_Task directions_:
Print the lines of the listing below verbatim from its first line through the line bearing "(topb) at (0,26);". Any pictures are to be omitted.

###

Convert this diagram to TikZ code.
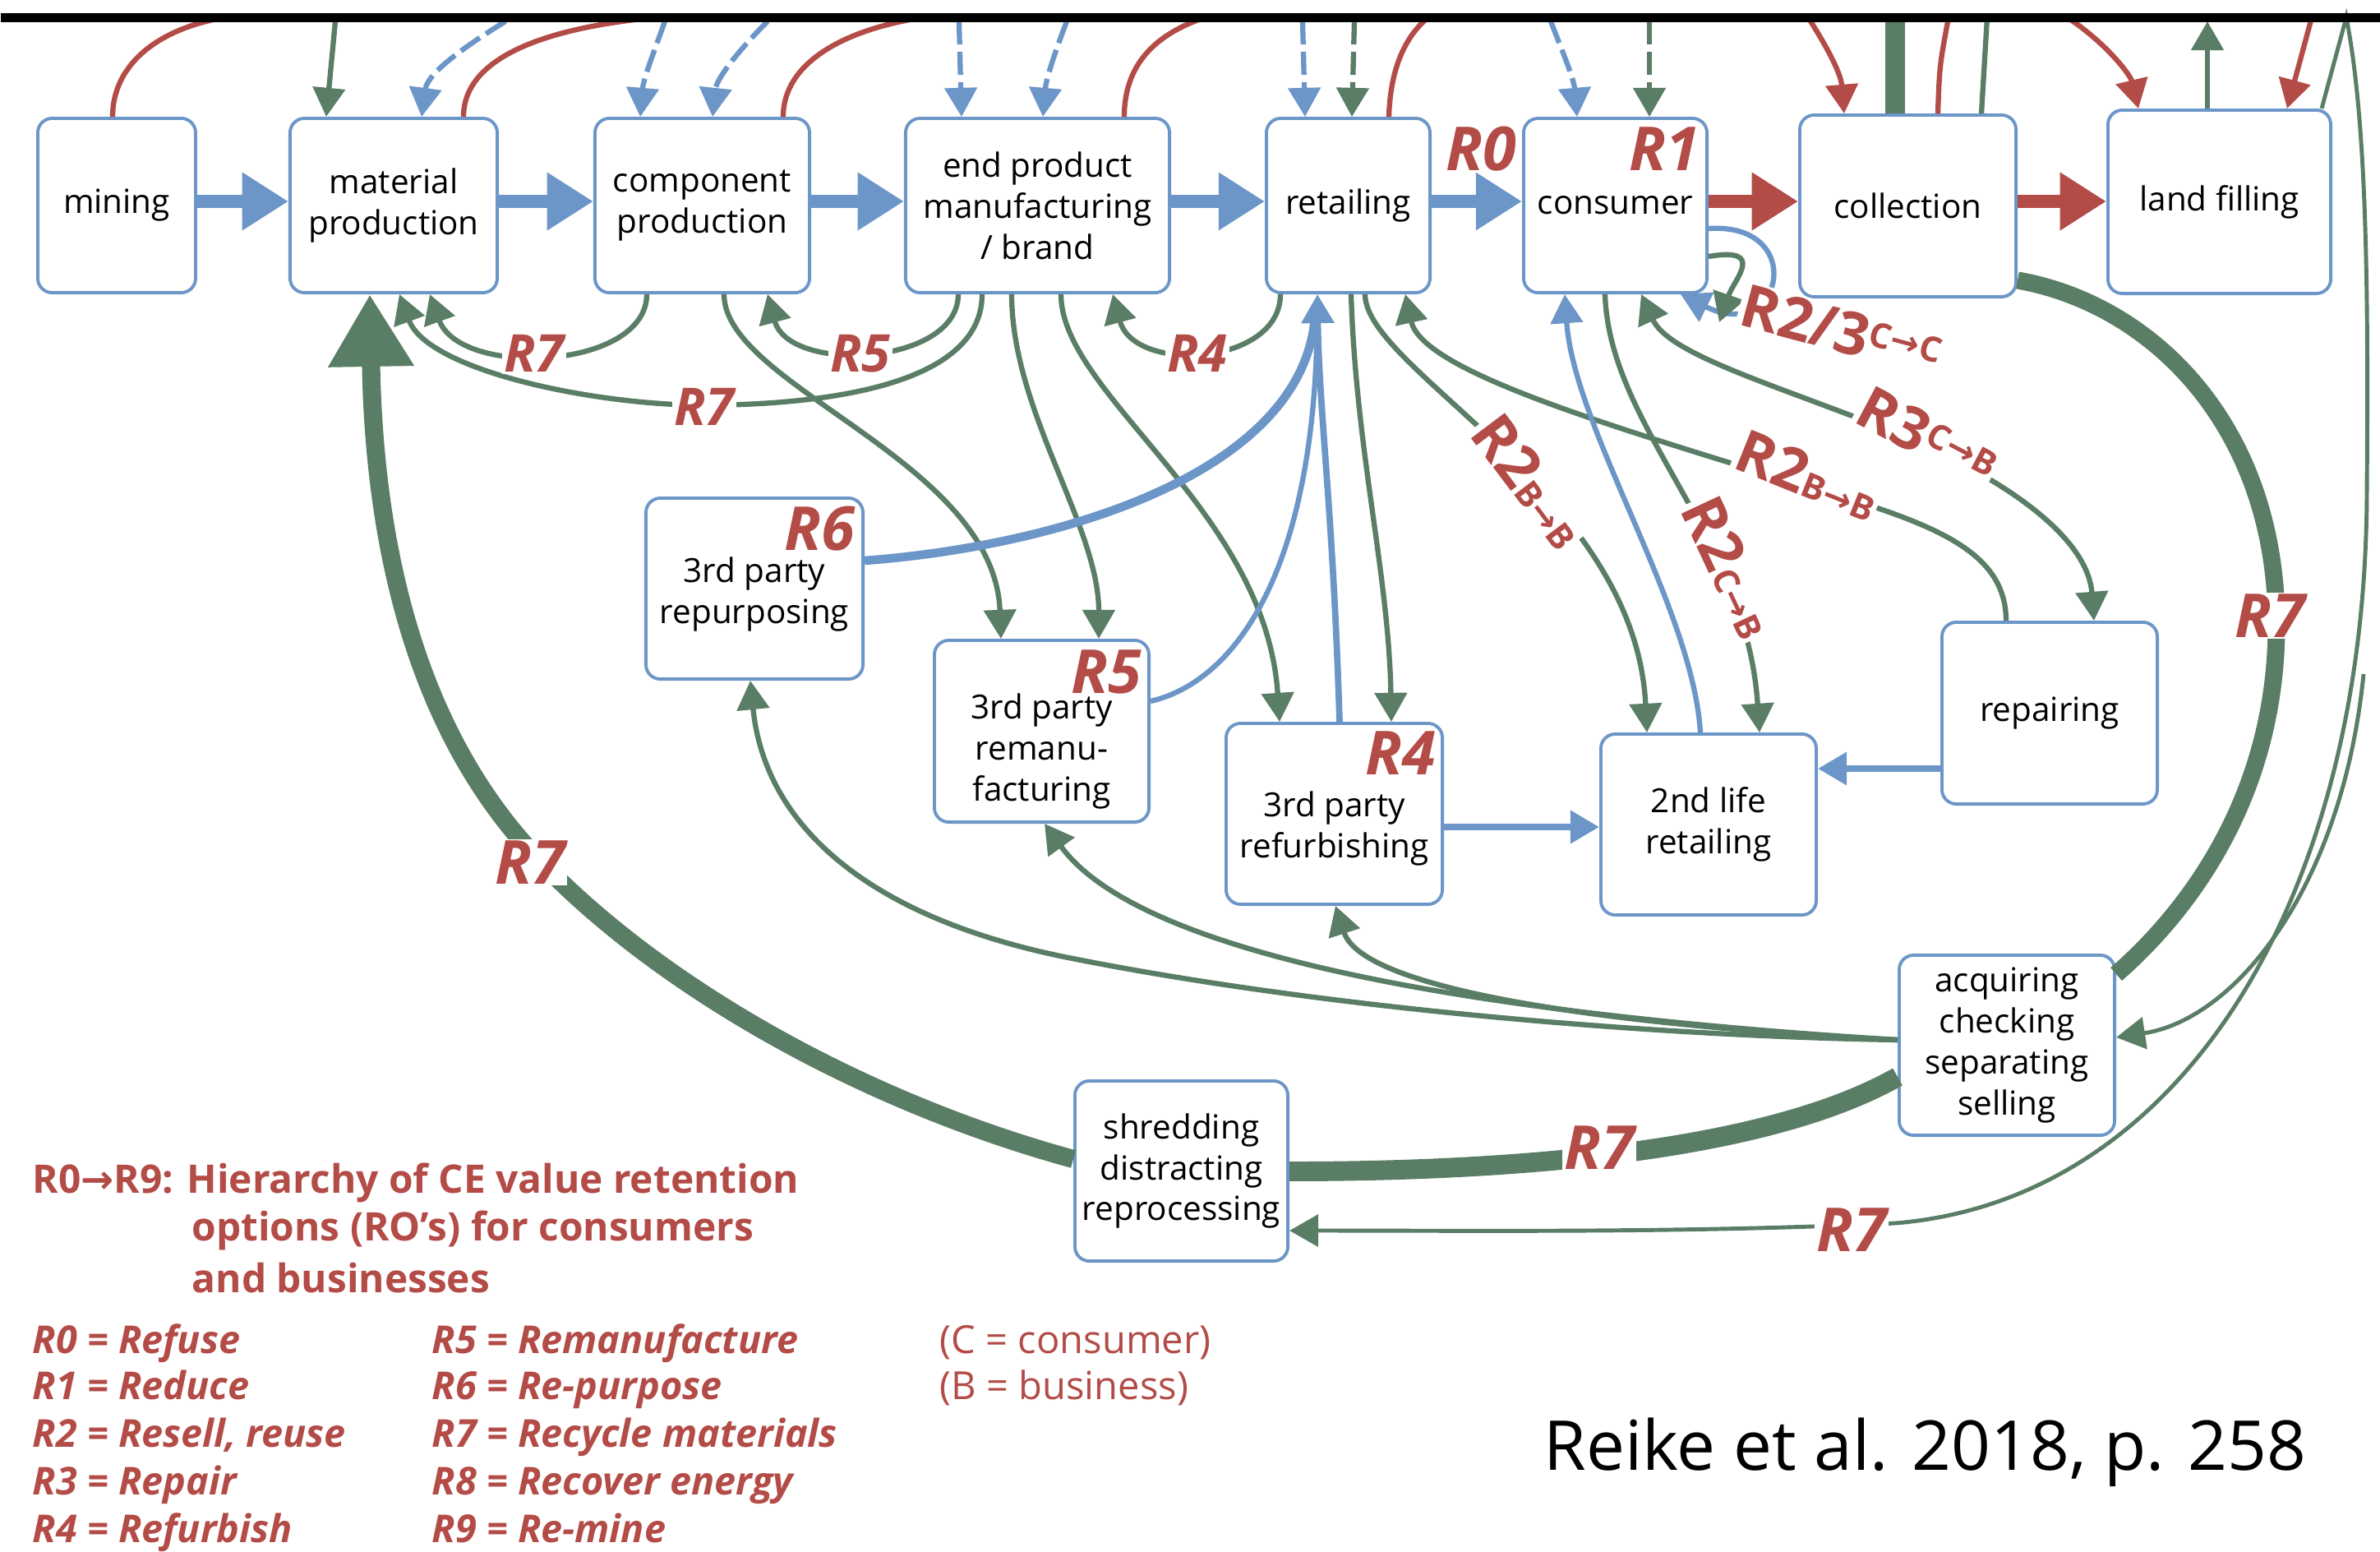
\documentclass[tikz,border=0pt]{standalone}
\usepackage{fontspec}
\setmainfont{Open Sans}
\newfontfamily\arrowfont{DejaVu Sans}
\usetikzlibrary{arrows.meta}
\definecolor{cblue}{RGB}{108,150,200}
\definecolor{cred}{RGB}{179,75,71}
\definecolor{cgreen}{RGB}{90,125,102}
\newcommand\bxf{\fontsize{11.5}{14.2}\selectfont}
\newcommand\rbigf{\fontsize{21}{21}\selectfont\bfseries\itshape}
\newcommand\rmidf{\fontsize{18}{18}\selectfont\bfseries\itshape}
\newcommand\rotf{\fontsize{20.5}{20.5}\selectfont\bfseries}
\newcommand\legf{\fontsize{13.6}{13.6}\selectfont\bfseries}
\newcommand\legif{\fontsize{13.3}{13.3}\selectfont\bfseries\itshape}
\newcommand\legrf{\fontsize{13.4}{13.4}\selectfont}
\newcommand\arw{{\arrowfont\char"2192}}
\newcommand\losub[1]{{\fontsize{12}{12}\selectfont #1}}
\newcommand\hisub[1]{{\fontsize{12}{12}\selectfont\raisebox{5pt}{#1}}}
\begin{document}
\begin{tikzpicture}[x=0.01cm,y=-0.01cm,
  box/.style={draw=cblue,line width=1.1pt,rounded corners=5pt,fill=white,inner sep=0pt,align=center,font=\bxf},
  txt/.style={align=center,font=\bxf,inner sep=0pt},
  thin/.style={line width=1.8pt},
  gr/.style={draw=cgreen,thin},
  rd/.style={draw=cred,thin},
  bl/.style={draw=cblue,thin},
  arr/.style={-{Triangle[length=10pt,width=11pt]}},
  arrboth/.style={{Triangle[length=10pt,width=11pt]}-{Triangle[length=10pt,width=11pt]}},
  dsh/.style={dash pattern=on 8pt off 2.5pt},
  blockb/.style={draw=cblue,line width=4.6pt,-{Triangle[length=16pt,width=19pt]}},
  blockr/.style={draw=cred,line width=4.6pt,-{Triangle[length=16pt,width=19pt]}},
  rl/.style={text=cred,font=\rbigf,inner sep=0pt},
  labs/.style={text=cred,font=\rmidf,fill=white,inner sep=0.6pt},
  labbig/.style={text=cred,font=\rbigf,fill=white,inner sep=0.6pt},
  rot/.style={text=cred,font=\rotf,fill=white,inner sep=0.6pt},
  leg/.style={text=cred,font=\legf,inner sep=0pt,anchor=base west},
  legi/.style={text=cred,font=\legif,inner sep=0pt,anchor=base west},
  legr/.style={text=cred,font=\legrf,inner sep=0pt,anchor=base west}]
\useasboundingbox (0,0) rectangle (2896,1887);
\coordinate (top) at (0,21);
\coordinate (topb) at (0,26);

% ---------- boxes ----------
\node[box,minimum width=1.92cm,minimum height=2.12cm] (mining) at (142,250) {mining};
\node[box,minimum width=2.52cm,minimum height=2.12cm] (material) at (479,250) {material\\production};
\node[box,minimum width=2.61cm,minimum height=2.12cm] (component) at (854.5,250) {component\\production};
\node[box,minimum width=3.21cm,minimum height=2.12cm] (endprod) at (1262.5,250) {end product\\manufacturing\\/ brand};
\node[box,minimum width=1.99cm,minimum height=2.12cm] (retail) at (1640.5,250) {retailing};
\node[box,minimum width=2.23cm,minimum height=2.12cm] (consumer) at (1965.5,250) {consumer};
\node[box,minimum width=2.63cm,minimum height=2.21cm] (collection) at (2321.5,250.5) {collection};
\node[box,minimum width=2.71cm,minimum height=2.23cm] (landfill) at (2700.5,245.5) {land filling};
\node[box,minimum width=2.64cm,minimum height=2.20cm] (repurp) at (918,716) {};
\node[box,minimum width=2.61cm,minimum height=2.21cm] (reman) at (1267.5,889.5) {};
\node[box,minimum width=2.63cm,minimum height=2.20cm] (refurb) at (1623.5,990) {};
\node[box,minimum width=2.62cm,minimum height=2.20cm] (second) at (2079,1003) {2nd life\\retailing};
\node[box,minimum width=2.62cm,minimum height=2.21cm] (repair) at (2494,867.5) {repairing};
\node[box,minimum width=2.62cm,minimum height=2.19cm] (acq) at (2442,1271.5) {acquiring\\checking\\separating\\selling};
\node[box,minimum width=2.59cm,minimum height=2.19cm] (shred) at (1437.5,1424.5) {shredding\\distracting\\reprocessing};
\node[txt] (repurpt) at (918,723) {3rd party\\repurposing};
\node[txt] (remant) at (1267.5,914) {3rd party\\remanu-\\facturing};
\node[txt] (refurbt) at (1623.5,1008) {3rd party\\refurbishing};

% ---------- block arrows ----------
\draw[blockb] (mining.east |- 0,245) -- (material.west |- 0,245);
\draw[blockb] (material.east |- 0,245) -- (component.west |- 0,245);
\draw[blockb] (component.east |- 0,245) -- (endprod.west |- 0,245);
\draw[blockb] (endprod.east |- 0,245) -- (retail.west |- 0,245);
\draw[blockb] (retail.east |- 0,245) -- (consumer.west |- 0,245);
\draw[blockr] (consumer.east |- 0,245) -- (collection.west |- 0,245);
\draw[blockr] (collection.east |- 0,245) -- (landfill.west |- 0,245);

% ---------- top connectors ----------
\draw[rd] (mining.north -| 137,0) .. controls (137,80) and (190,35) .. (top -| 275,0);
\draw[gr,arr] (topb -| 408,0) -- (material.north -| 397,0);
\draw[bl,dsh,arr] (topb -| 615,0) .. controls (560,60) and (520,90) .. (material.north -| 513,0);
\draw[rd] (material.north -| 564,0) .. controls (564,75) and (650,35) .. (top -| 800,0);
\draw[bl,dsh,arr] (topb -| 809,0) .. controls (797,60) and (783,95) .. (component.north -| 779,0);
\draw[bl,dsh,arr] (topb -| 934,0) .. controls (900,60) and (872,95) .. (component.north -| 867,0);
\draw[rd] (component.north -| 953,0) .. controls (953,75) and (1030,35) .. (top -| 1125,0);
\draw[bl,dsh,arr] (topb -| 1167,0) -- (endprod.north -| 1170,0);
\draw[bl,dsh,arr] (topb -| 1298,0) .. controls (1285,60) and (1273,95) .. (endprod.north -| 1269,0);
\draw[rd] (endprod.north -| 1368,0) .. controls (1368,75) and (1410,40) .. (top -| 1467,0);
\draw[bl,dsh,arr] (topb -| 1585,0) -- (retail.north -| 1588,0);
\draw[gr,dsh,arr] (topb -| 1648,0) -- (retail.north -| 1645,0);
\draw[rd] (retail.north -| 1690,0) .. controls (1692,75) and (1715,40) .. (top -| 1738,0);
\draw[bl,dsh,arr] (topb -| 1887,0) .. controls (1900,60) and (1915,95) .. (consumer.north -| 1919,0);
\draw[gr,dsh,arr] (topb -| 2007,0) -- (consumer.north -| 2007,0);
\draw[rd,arr] (top -| 2200,0) .. controls (2225,60) and (2240,90) .. (collection.north -| 2244,0);
\draw[draw=cgreen,line width=6.8pt] (collection.north -| 2306,0) -- (top -| 2306,0);
\draw[rd] (collection.north -| 2358,0) .. controls (2360,80) .. (top -| 2371,0);
\draw[gr] (collection.north -| 2411,0) -- (top -| 2418,0);
\draw[rd,arr] (top -| 2515,0) .. controls (2560,50) and (2592,90) .. (landfill.north -| 2602,0);
\draw[gr,arr] (landfill.north -| 2686,0) -- (topb -| 2686,0);
\draw[rd,arr] (top -| 2813,0) -- (landfill.north -| 2783,0);
\draw[draw=cgreen,line width=1.4pt,arr] (landfill.north -| 2825,0) -- (top -| 2855,0)
  .. controls (2880,150) and (2882,350) .. (2880,600)
  .. controls (2878,1100) and (2650,1460) .. (2306,1488)
  .. controls (2050,1500) and (1800,1497) .. (shred.east |- 0,1497);
\coordinate (rbranch) at (2876,820);
\draw[draw=cgreen,line width=1.4pt,arr] (rbranch) .. controls (2850,1080) and (2720,1240) .. (acq.east |- 0,1262);

% ---------- loops under top row ----------
\draw[gr,arr] (component.south -| 787,0) .. controls (787,450) and (560,460) .. (material.south -| 523,0);
\draw[gr,arr] (endprod.south -| 1195,0) .. controls (1195,470) and (1000,492) .. (860,493) .. controls (720,493) and (520,450) .. (material.south -| 486,0);
\draw[gr,arr] (endprod.south -| 1166,0) .. controls (1166,445) and (960,455) .. (component.south -| 934,0);
\draw[gr,arr] (retail.south -| 1558,0) .. controls (1558,445) and (1380,455) .. (endprod.south -| 1354,0);

% ---------- to 3rd party boxes ----------
\draw[gr,arr] (component.south -| 881,0) .. controls (881,470) and (1210,560) .. (reman.north -| 1218,0);
\draw[gr,arr] (endprod.south -| 1231,0) .. controls (1231,500) and (1337,640) .. (reman.north -| 1337,0);
\draw[gr,arr] (endprod.south -| 1291,0) .. controls (1291,480) and (1540,620) .. (refurb.north -| 1557,0);
\draw[gr,arr] (retail.south -| 1644,0) .. controls (1650,550) and (1690,700) .. (refurb.north -| 1693,0);

% ---------- retail / consumer / 2nd life / repair ----------
\draw[gr,arr] (retail.south -| 1661,0) .. controls (1661,450) and (1990,600) .. (second.north -| 2004,0);
\draw[gr,arr] (repair.north -| 2441,0) .. controls (2441,660) and (2330,630) .. (2160,580) .. controls (1950,515) and (1730,450) .. (retail.south -| 1710,0);
\draw[gr,arrboth] (consumer.south -| 1997,0) .. controls (2030,430) and (2150,465) .. (2290,520) .. controls (2430,575) and (2540,650) .. (repair.north -| 2548,0);
\draw[gr,arr] (consumer.south -| 1953,0) .. controls (1958,520) and (2125,650) .. (second.north -| 2141,0);
\draw[bl,arr] (second.north -| 2069,0) .. controls (2060,740) and (1915,520) .. (consumer.south -| 1904,0);
\draw[bl,arr] (consumer.east |- 0,278) .. controls (2200,270) and (2170,420) .. (consumer.south -| 2045,0);
\coordinate (gloop) at (2092,392);
\draw[gr,arr] (consumer.east |- 0,312) .. controls (2150,300) and (2110,340) .. (gloop);

% ---------- blue returns to retailing ----------
\draw[draw=cblue,line width=3pt,shorten >=9pt] (repurp.east |- 0,682) .. controls (1280,665) and (1580,580) .. (retail.south -| 1603,0);
\draw[bl,shorten >=9pt] (reman.east |- 0,853) .. controls (1500,830) and (1600,700) .. (retail.south -| 1603,0);
\draw[draw=cblue,line width=2.2pt,arr] (refurb.north -| 1630,0) .. controls (1622,620) and (1605,500) .. (retail.south -| 1603,0);
\draw[draw=cblue,line width=2.3pt,arr] (repair.west |- 0,935) -- (second.east |- 0,935);
\draw[draw=cblue,line width=2.3pt,arr] (refurb.east |- 0,1006) -- (second.west |- 0,1006);

% ---------- acquiring to 3rd parties ----------
\draw[gr,arr] (acq.west |- 0,1265) .. controls (2000,1260) and (1600,1225) .. (1300,1165) .. controls (1050,1115) and (930,1000) .. (repurp.south -| 913,0);
\draw[gr,arr] (acq.west |- 0,1265) .. controls (1900,1240) and (1400,1180) .. (reman.south -| 1271,0);
\draw[gr,arr] (acq.west |- 0,1265) .. controls (2000,1250) and (1660,1210) .. (refurb.south -| 1625,0);

% ---------- thick recycling flows ----------
\draw[draw=cgreen,line width=6pt] (collection.east |- 0,341) .. controls (2620,370) and (2770,520) .. (2770,760) .. controls (2770,980) and (2650,1120) .. (acq.east |- 0,1185);
\draw[draw=cgreen,line width=6.8pt] (acq.west |- 0,1310) .. controls (2150,1400) and (1850,1425) .. (shred.east |- 0,1425);
\draw[draw=cgreen,line width=6.3pt,-{Triangle[length=25pt,width=28pt]}] (shred.west |- 0,1410) .. controls (1050,1340) and (800,1200) .. (650,1040) .. controls (500,880) and (455,650) .. (material.south -| 450,0);

% ---------- labels ----------
\node[labs] (l7a) at (650,430) {R7};
\node[labs] (l7b) at (857,495) {R7};
\node[labs] (l5) at (1047,430) {R5};
\node[labs] (l4) at (1457,430) {R4};
\node[labbig] (l7c) at (645,1049) {R7};
\node[labbig] (l7d) at (1946,1396) {R7};
\node[labbig] (l7e) at (2253,1496) {R7};
\node[labbig] (l7f) at (2762,749) {R7};
\node[rl] (r0) at (1802,181) {R0};
\node[rl] (r1) at (2025,181) {R1};
\node[rl] (r6) at (997,643) {R6};
\node[rl] (r5) at (1346,817) {R5};
\node[rl] (r4) at (1704,916) {R4};
\node[rot,rotate=-53] (l2a) at (1862,585) {R2\losub{B\arw B}};
\node[rot,rotate=-22] (l2b) at (2200,578) {R2\losub{B\arw B}};
\node[rot,rotate=-65] (l2c) at (2105,690) {R2\losub{C\arw B}};
\node[rot,rotate=-28] (l3) at (2345,532) {R3\hisub{C\arw B}};
\node[rot,rotate=-15] (l23) at (2240,402) {R2/3\hisub{C\arw C}};

% ---------- legend ----------
\node[leg] (t1) at (39,1451) {R0{\arrowfont\bfseries\char"2192}R9: Hierarchy of CE value retention};
\node[leg] (t2) at (233,1509) {options (RO’s) for consumers};
\node[leg] (t3) at (233,1572) {and businesses};
\node[legi] (a0) at (39,1646) {R0 = Refuse};
\node[legi] (a1) at (39,1702) {R1 = Reduce};
\node[legi] (a2) at (39,1760) {R2 = Resell, reuse};
\node[legi] (a3) at (39,1818) {R3 = Repair};
\node[legi] (a4) at (39,1876) {R4 = Refurbish};
\node[legi] (a5) at (525,1646) {R5 = Remanufacture};
\node[legi] (a6) at (525,1702) {R6 = Re-purpose};
\node[legi] (a7) at (525,1760) {R7 = Recycle materials};
\node[legi] (a8) at (525,1818) {R8 = Recover energy};
\node[legi] (a9) at (525,1876) {R9 = Re-mine};
\node[legr] (cc) at (1143,1646) {(C = consumer)};
\node[legr] (bb) at (1143,1702) {(B = business)};
\node[anchor=base west,inner sep=0pt,font=\fontsize{23.8}{23.8}\selectfont] (cite) at (1878,1788) {Reike et al. 2018, p. 258};

% ---------- top bar ----------
\node[fill=black,inner sep=0pt,minimum width=28.96cm,minimum height=0.11cm,anchor=north west] (bar) at (0,15) {};
\end{tikzpicture}
\end{document}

###

_Correct response_:
Convert this diagram to TikZ code.
\documentclass[tikz,border=0pt]{standalone}
\usepackage{fontspec}
\setmainfont{Open Sans}
\newfontfamily\arrowfont{DejaVu Sans}
\usetikzlibrary{arrows.meta}
\definecolor{cblue}{RGB}{108,150,200}
\definecolor{cred}{RGB}{179,75,71}
\definecolor{cgreen}{RGB}{90,125,102}
\newcommand\bxf{\fontsize{11.5}{14.2}\selectfont}
\newcommand\rbigf{\fontsize{21}{21}\selectfont\bfseries\itshape}
\newcommand\rmidf{\fontsize{18}{18}\selectfont\bfseries\itshape}
\newcommand\rotf{\fontsize{20.5}{20.5}\selectfont\bfseries}
\newcommand\legf{\fontsize{13.6}{13.6}\selectfont\bfseries}
\newcommand\legif{\fontsize{13.3}{13.3}\selectfont\bfseries\itshape}
\newcommand\legrf{\fontsize{13.4}{13.4}\selectfont}
\newcommand\arw{{\arrowfont\char"2192}}
\newcommand\losub[1]{{\fontsize{12}{12}\selectfont #1}}
\newcommand\hisub[1]{{\fontsize{12}{12}\selectfont\raisebox{5pt}{#1}}}
\begin{document}
\begin{tikzpicture}[x=0.01cm,y=-0.01cm,
  box/.style={draw=cblue,line width=1.1pt,rounded corners=5pt,fill=white,inner sep=0pt,align=center,font=\bxf},
  txt/.style={align=center,font=\bxf,inner sep=0pt},
  thin/.style={line width=1.8pt},
  gr/.style={draw=cgreen,thin},
  rd/.style={draw=cred,thin},
  bl/.style={draw=cblue,thin},
  arr/.style={-{Triangle[length=10pt,width=11pt]}},
  arrboth/.style={{Triangle[length=10pt,width=11pt]}-{Triangle[length=10pt,width=11pt]}},
  dsh/.style={dash pattern=on 8pt off 2.5pt},
  blockb/.style={draw=cblue,line width=4.6pt,-{Triangle[length=16pt,width=19pt]}},
  blockr/.style={draw=cred,line width=4.6pt,-{Triangle[length=16pt,width=19pt]}},
  rl/.style={text=cred,font=\rbigf,inner sep=0pt},
  labs/.style={text=cred,font=\rmidf,fill=white,inner sep=0.6pt},
  labbig/.style={text=cred,font=\rbigf,fill=white,inner sep=0.6pt},
  rot/.style={text=cred,font=\rotf,fill=white,inner sep=0.6pt},
  leg/.style={text=cred,font=\legf,inner sep=0pt,anchor=base west},
  legi/.style={text=cred,font=\legif,inner sep=0pt,anchor=base west},
  legr/.style={text=cred,font=\legrf,inner sep=0pt,anchor=base west}]
\useasboundingbox (0,0) rectangle (2896,1887);
\coordinate (top) at (0,21);
\coordinate (topb) at (0,26);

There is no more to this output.